What needs to be done: Write out the records word for word, with no pictures.

Task input:
####################
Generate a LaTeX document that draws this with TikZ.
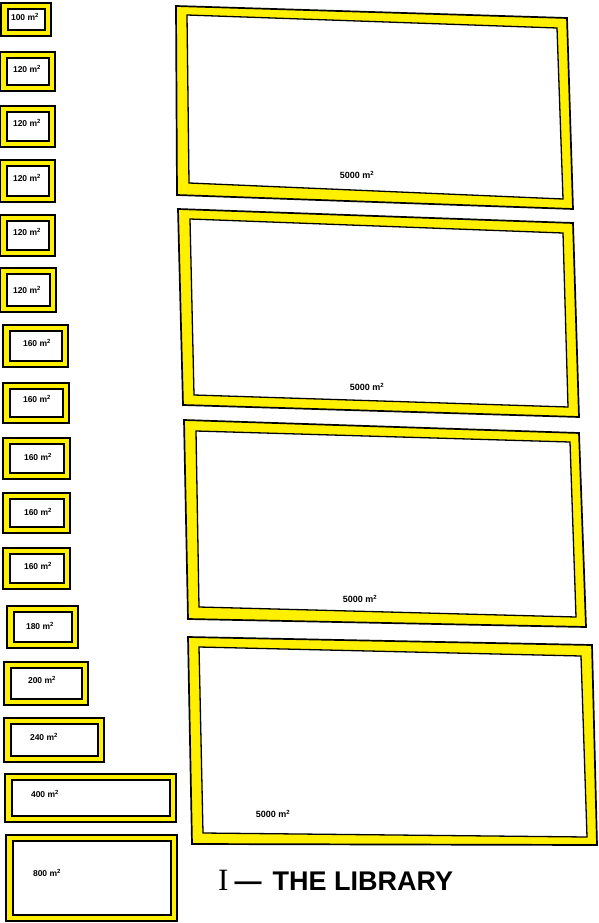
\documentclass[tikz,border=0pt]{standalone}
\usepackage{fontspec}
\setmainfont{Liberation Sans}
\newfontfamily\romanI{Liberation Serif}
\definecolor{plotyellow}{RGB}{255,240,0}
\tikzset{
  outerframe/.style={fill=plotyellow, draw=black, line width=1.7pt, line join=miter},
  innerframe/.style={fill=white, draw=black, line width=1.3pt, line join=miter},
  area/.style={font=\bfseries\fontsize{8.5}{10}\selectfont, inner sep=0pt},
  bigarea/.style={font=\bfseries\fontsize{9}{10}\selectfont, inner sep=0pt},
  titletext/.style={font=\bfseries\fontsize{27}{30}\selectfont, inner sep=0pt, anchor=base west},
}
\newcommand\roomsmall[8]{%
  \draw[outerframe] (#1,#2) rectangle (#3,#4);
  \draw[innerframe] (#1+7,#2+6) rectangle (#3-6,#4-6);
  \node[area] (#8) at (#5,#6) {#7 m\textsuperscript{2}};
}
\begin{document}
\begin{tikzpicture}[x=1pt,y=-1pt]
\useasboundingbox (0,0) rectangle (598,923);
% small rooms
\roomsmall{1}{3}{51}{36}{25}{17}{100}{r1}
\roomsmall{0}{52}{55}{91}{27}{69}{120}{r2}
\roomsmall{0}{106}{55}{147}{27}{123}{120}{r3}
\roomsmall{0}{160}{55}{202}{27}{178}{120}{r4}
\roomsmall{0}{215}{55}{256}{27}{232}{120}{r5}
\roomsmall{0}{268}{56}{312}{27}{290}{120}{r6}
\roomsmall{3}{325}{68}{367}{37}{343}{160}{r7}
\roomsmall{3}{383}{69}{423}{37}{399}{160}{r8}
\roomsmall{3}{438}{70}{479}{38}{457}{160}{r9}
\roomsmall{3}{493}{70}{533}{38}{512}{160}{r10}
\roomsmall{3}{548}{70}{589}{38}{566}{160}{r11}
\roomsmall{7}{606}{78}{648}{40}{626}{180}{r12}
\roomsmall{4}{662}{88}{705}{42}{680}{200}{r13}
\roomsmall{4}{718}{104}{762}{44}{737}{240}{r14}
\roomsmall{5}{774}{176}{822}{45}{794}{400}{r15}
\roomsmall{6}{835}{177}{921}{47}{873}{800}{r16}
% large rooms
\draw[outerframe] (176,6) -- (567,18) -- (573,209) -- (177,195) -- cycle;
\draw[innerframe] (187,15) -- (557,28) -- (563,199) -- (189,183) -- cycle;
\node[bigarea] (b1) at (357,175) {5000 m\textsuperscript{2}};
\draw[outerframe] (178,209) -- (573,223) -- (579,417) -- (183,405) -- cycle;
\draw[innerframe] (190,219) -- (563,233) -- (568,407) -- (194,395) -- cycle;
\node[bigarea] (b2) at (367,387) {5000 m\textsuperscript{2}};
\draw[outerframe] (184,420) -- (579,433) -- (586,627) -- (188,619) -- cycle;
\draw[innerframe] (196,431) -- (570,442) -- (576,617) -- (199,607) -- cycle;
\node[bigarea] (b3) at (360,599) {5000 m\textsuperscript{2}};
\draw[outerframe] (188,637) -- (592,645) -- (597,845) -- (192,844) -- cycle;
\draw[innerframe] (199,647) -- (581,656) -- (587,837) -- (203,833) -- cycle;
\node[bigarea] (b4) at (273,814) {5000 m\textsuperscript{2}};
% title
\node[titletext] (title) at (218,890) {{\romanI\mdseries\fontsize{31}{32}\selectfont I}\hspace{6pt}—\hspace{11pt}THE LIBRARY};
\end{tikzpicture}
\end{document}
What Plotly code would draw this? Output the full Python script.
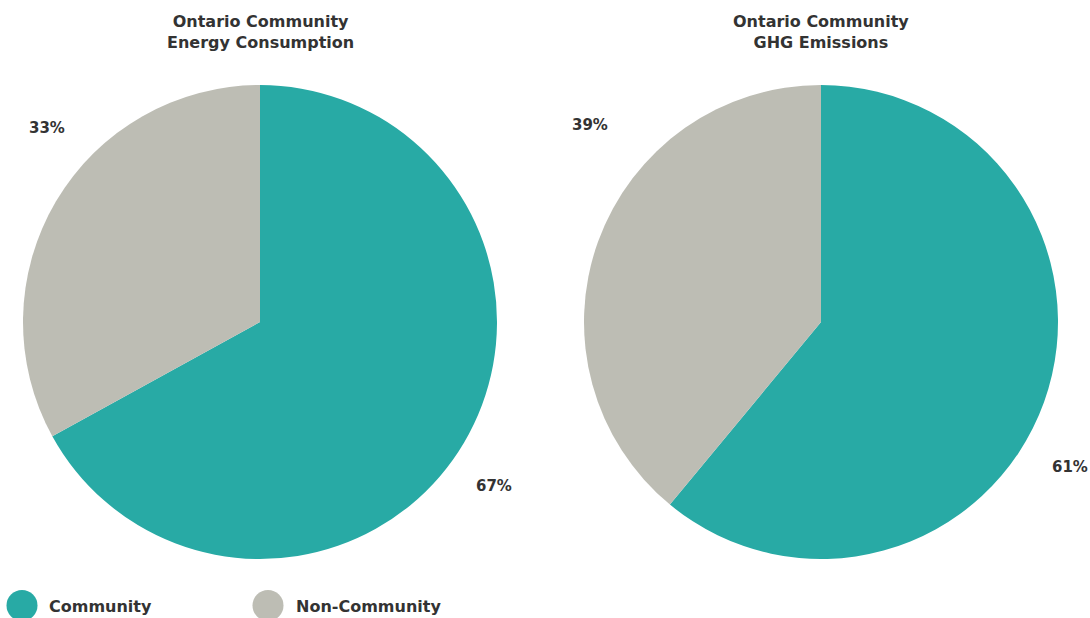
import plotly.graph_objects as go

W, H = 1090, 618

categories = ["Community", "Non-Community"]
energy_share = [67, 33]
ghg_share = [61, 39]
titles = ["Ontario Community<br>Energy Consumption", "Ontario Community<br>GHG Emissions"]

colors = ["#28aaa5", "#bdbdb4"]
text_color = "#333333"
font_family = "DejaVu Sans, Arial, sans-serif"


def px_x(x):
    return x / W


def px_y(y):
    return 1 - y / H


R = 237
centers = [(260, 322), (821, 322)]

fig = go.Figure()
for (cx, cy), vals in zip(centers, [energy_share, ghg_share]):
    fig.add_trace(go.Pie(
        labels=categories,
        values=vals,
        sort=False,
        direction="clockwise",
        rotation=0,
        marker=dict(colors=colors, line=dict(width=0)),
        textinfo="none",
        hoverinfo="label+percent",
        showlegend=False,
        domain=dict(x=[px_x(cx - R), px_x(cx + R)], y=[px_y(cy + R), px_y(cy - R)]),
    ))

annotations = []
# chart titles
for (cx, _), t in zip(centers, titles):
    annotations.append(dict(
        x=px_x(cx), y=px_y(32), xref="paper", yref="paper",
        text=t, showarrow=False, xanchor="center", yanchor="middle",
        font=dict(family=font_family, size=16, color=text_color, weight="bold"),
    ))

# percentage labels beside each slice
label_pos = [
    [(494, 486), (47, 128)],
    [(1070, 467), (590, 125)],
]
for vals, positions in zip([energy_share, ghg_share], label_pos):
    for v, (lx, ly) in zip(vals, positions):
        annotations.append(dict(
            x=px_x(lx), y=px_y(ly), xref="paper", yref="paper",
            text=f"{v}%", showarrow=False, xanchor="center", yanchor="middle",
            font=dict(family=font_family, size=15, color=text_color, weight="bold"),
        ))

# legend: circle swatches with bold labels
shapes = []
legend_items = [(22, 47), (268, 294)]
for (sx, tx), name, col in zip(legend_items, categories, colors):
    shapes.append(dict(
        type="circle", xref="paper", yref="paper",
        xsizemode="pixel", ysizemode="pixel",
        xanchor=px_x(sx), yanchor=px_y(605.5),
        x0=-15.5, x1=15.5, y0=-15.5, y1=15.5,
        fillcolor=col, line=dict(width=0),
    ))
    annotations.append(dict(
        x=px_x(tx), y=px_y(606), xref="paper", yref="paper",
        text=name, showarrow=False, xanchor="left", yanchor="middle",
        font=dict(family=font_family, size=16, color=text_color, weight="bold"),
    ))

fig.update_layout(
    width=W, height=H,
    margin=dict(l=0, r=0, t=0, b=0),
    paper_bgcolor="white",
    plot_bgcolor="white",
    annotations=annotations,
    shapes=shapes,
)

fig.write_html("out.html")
####################
Exercise answer:
Generate a LaTeX document that draws this with TikZ.
\documentclass[tikz,border=0pt]{standalone}
\usepackage{fontspec}
\setmainfont{Liberation Sans}
\newfontfamily\romanI{Liberation Serif}
\definecolor{plotyellow}{RGB}{255,240,0}
\tikzset{
  outerframe/.style={fill=plotyellow, draw=black, line width=1.7pt, line join=miter},
  innerframe/.style={fill=white, draw=black, line width=1.3pt, line join=miter},
  area/.style={font=\bfseries\fontsize{8.5}{10}\selectfont, inner sep=0pt},
  bigarea/.style={font=\bfseries\fontsize{9}{10}\selectfont, inner sep=0pt},
  titletext/.style={font=\bfseries\fontsize{27}{30}\selectfont, inner sep=0pt, anchor=base west},
}
\newcommand\roomsmall[8]{%
  \draw[outerframe] (#1,#2) rectangle (#3,#4);
  \draw[innerframe] (#1+7,#2+6) rectangle (#3-6,#4-6);
  \node[area] (#8) at (#5,#6) {#7 m\textsuperscript{2}};
}
\begin{document}
\begin{tikzpicture}[x=1pt,y=-1pt]
\useasboundingbox (0,0) rectangle (598,923);
% small rooms
\roomsmall{1}{3}{51}{36}{25}{17}{100}{r1}
\roomsmall{0}{52}{55}{91}{27}{69}{120}{r2}
\roomsmall{0}{106}{55}{147}{27}{123}{120}{r3}
\roomsmall{0}{160}{55}{202}{27}{178}{120}{r4}
\roomsmall{0}{215}{55}{256}{27}{232}{120}{r5}
\roomsmall{0}{268}{56}{312}{27}{290}{120}{r6}
\roomsmall{3}{325}{68}{367}{37}{343}{160}{r7}
\roomsmall{3}{383}{69}{423}{37}{399}{160}{r8}
\roomsmall{3}{438}{70}{479}{38}{457}{160}{r9}
\roomsmall{3}{493}{70}{533}{38}{512}{160}{r10}
\roomsmall{3}{548}{70}{589}{38}{566}{160}{r11}
\roomsmall{7}{606}{78}{648}{40}{626}{180}{r12}
\roomsmall{4}{662}{88}{705}{42}{680}{200}{r13}
\roomsmall{4}{718}{104}{762}{44}{737}{240}{r14}
\roomsmall{5}{774}{176}{822}{45}{794}{400}{r15}
\roomsmall{6}{835}{177}{921}{47}{873}{800}{r16}
% large rooms
\draw[outerframe] (176,6) -- (567,18) -- (573,209) -- (177,195) -- cycle;
\draw[innerframe] (187,15) -- (557,28) -- (563,199) -- (189,183) -- cycle;
\node[bigarea] (b1) at (357,175) {5000 m\textsuperscript{2}};
\draw[outerframe] (178,209) -- (573,223) -- (579,417) -- (183,405) -- cycle;
\draw[innerframe] (190,219) -- (563,233) -- (568,407) -- (194,395) -- cycle;
\node[bigarea] (b2) at (367,387) {5000 m\textsuperscript{2}};
\draw[outerframe] (184,420) -- (579,433) -- (586,627) -- (188,619) -- cycle;
\draw[innerframe] (196,431) -- (570,442) -- (576,617) -- (199,607) -- cycle;
\node[bigarea] (b3) at (360,599) {5000 m\textsuperscript{2}};
\draw[outerframe] (188,637) -- (592,645) -- (597,845) -- (192,844) -- cycle;
\draw[innerframe] (199,647) -- (581,656) -- (587,837) -- (203,833) -- cycle;
\node[bigarea] (b4) at (273,814) {5000 m\textsuperscript{2}};
% title
\node[titletext] (title) at (218,890) {{\romanI\mdseries\fontsize{31}{32}\selectfont I}\hspace{6pt}—\hspace{11pt}THE LIBRARY};
\end{tikzpicture}
\end{document}
What Plotly code would draw this? Output the full Python script.
import plotly.graph_objects as go

W, H = 1090, 618

categories = ["Community", "Non-Community"]
energy_share = [67, 33]
ghg_share = [61, 39]
titles = ["Ontario Community<br>Energy Consumption", "Ontario Community<br>GHG Emissions"]

colors = ["#28aaa5", "#bdbdb4"]
text_color = "#333333"
font_family = "DejaVu Sans, Arial, sans-serif"


def px_x(x):
    return x / W


def px_y(y):
    return 1 - y / H


R = 237
centers = [(260, 322), (821, 322)]

fig = go.Figure()
for (cx, cy), vals in zip(centers, [energy_share, ghg_share]):
    fig.add_trace(go.Pie(
        labels=categories,
        values=vals,
        sort=False,
        direction="clockwise",
        rotation=0,
        marker=dict(colors=colors, line=dict(width=0)),
        textinfo="none",
        hoverinfo="label+percent",
        showlegend=False,
        domain=dict(x=[px_x(cx - R), px_x(cx + R)], y=[px_y(cy + R), px_y(cy - R)]),
    ))

annotations = []
# chart titles
for (cx, _), t in zip(centers, titles):
    annotations.append(dict(
        x=px_x(cx), y=px_y(32), xref="paper", yref="paper",
        text=t, showarrow=False, xanchor="center", yanchor="middle",
        font=dict(family=font_family, size=16, color=text_color, weight="bold"),
    ))

# percentage labels beside each slice
label_pos = [
    [(494, 486), (47, 128)],
    [(1070, 467), (590, 125)],
]
for vals, positions in zip([energy_share, ghg_share], label_pos):
    for v, (lx, ly) in zip(vals, positions):
        annotations.append(dict(
            x=px_x(lx), y=px_y(ly), xref="paper", yref="paper",
            text=f"{v}%", showarrow=False, xanchor="center", yanchor="middle",
            font=dict(family=font_family, size=15, color=text_color, weight="bold"),
        ))

# legend: circle swatches with bold labels
shapes = []
legend_items = [(22, 47), (268, 294)]
for (sx, tx), name, col in zip(legend_items, categories, colors):
    shapes.append(dict(
        type="circle", xref="paper", yref="paper",
        xsizemode="pixel", ysizemode="pixel",
        xanchor=px_x(sx), yanchor=px_y(605.5),
        x0=-15.5, x1=15.5, y0=-15.5, y1=15.5,
        fillcolor=col, line=dict(width=0),
    ))
    annotations.append(dict(
        x=px_x(tx), y=px_y(606), xref="paper", yref="paper",
        text=name, showarrow=False, xanchor="left", yanchor="middle",
        font=dict(family=font_family, size=16, color=text_color, weight="bold"),
    ))

fig.update_layout(
    width=W, height=H,
    margin=dict(l=0, r=0, t=0, b=0),
    paper_bgcolor="white",
    plot_bgcolor="white",
    annotations=annotations,
    shapes=shapes,
)

fig.write_html("out.html")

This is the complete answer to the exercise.